Kee Wah and the Mooncake Festival
The Mid-Autumn Festival is traditionally celebrated by the Chinese and Vietnamese although it is now observed in many other countries mainly because it brings families together. This year, the Mid-Autumn Festival was yesterday, October 4, although specialty stores in Hong Kong have been selling these sweet and dense cakes for a couple of weeks now.
During a recent trip, I managed to visit the heritage Kee Wah Bakery in Wan Chai, which started out as a small grocery store in 1938. The start of World War II forced the owners to close so they gathered up their remaining supplies and baked them in an old barrel that was converted into an oven. The pastries were a success and now Kee Wah is known for its Chinese bridal cakes, mooncakes and souvenir treats.

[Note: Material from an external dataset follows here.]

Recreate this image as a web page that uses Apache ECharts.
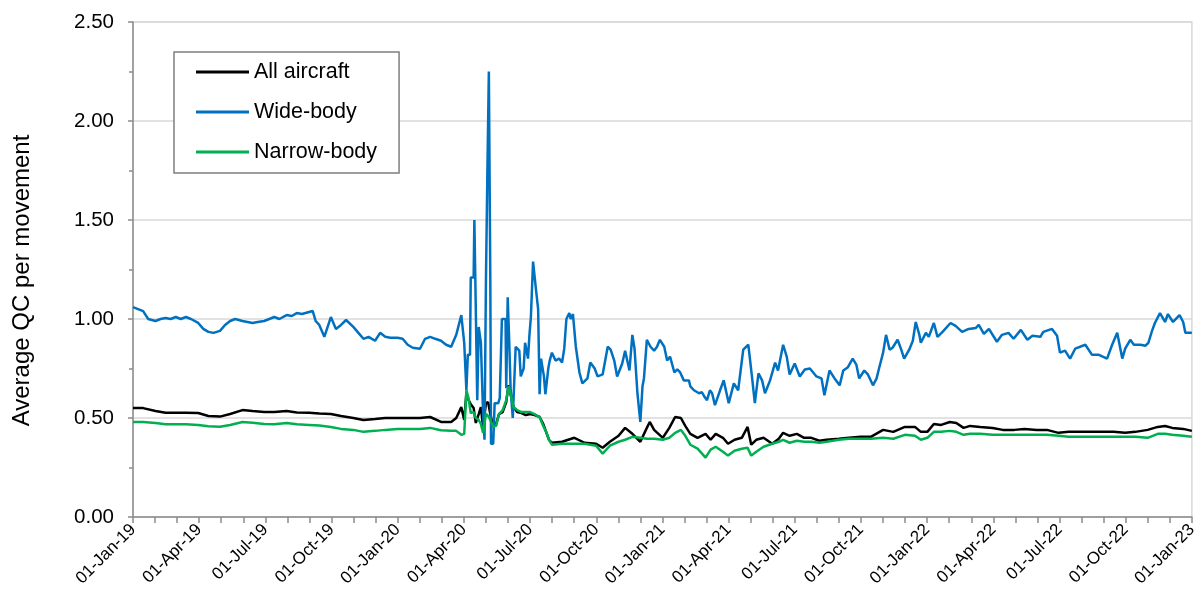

That afternoon, the store was beginning to fill with locals and tourists stocking up on mooncakes for the scheduled moon-gazing parties where these delicacies are sliced and apportioned to family members. In the Philippines, these dense cakes filled with white lotus or red bean paste and salted eggs are also given to friends and business associates for prosperity and unity.
If you're ever in Hong Kong's Wan Chai area, stop by Kee Wah. On the opposite side of the store are two fully furnished miniatures of the original store--the attention to detail is remarkable. Try the freshly baked breads or indulge in a flaky egg tart (P48).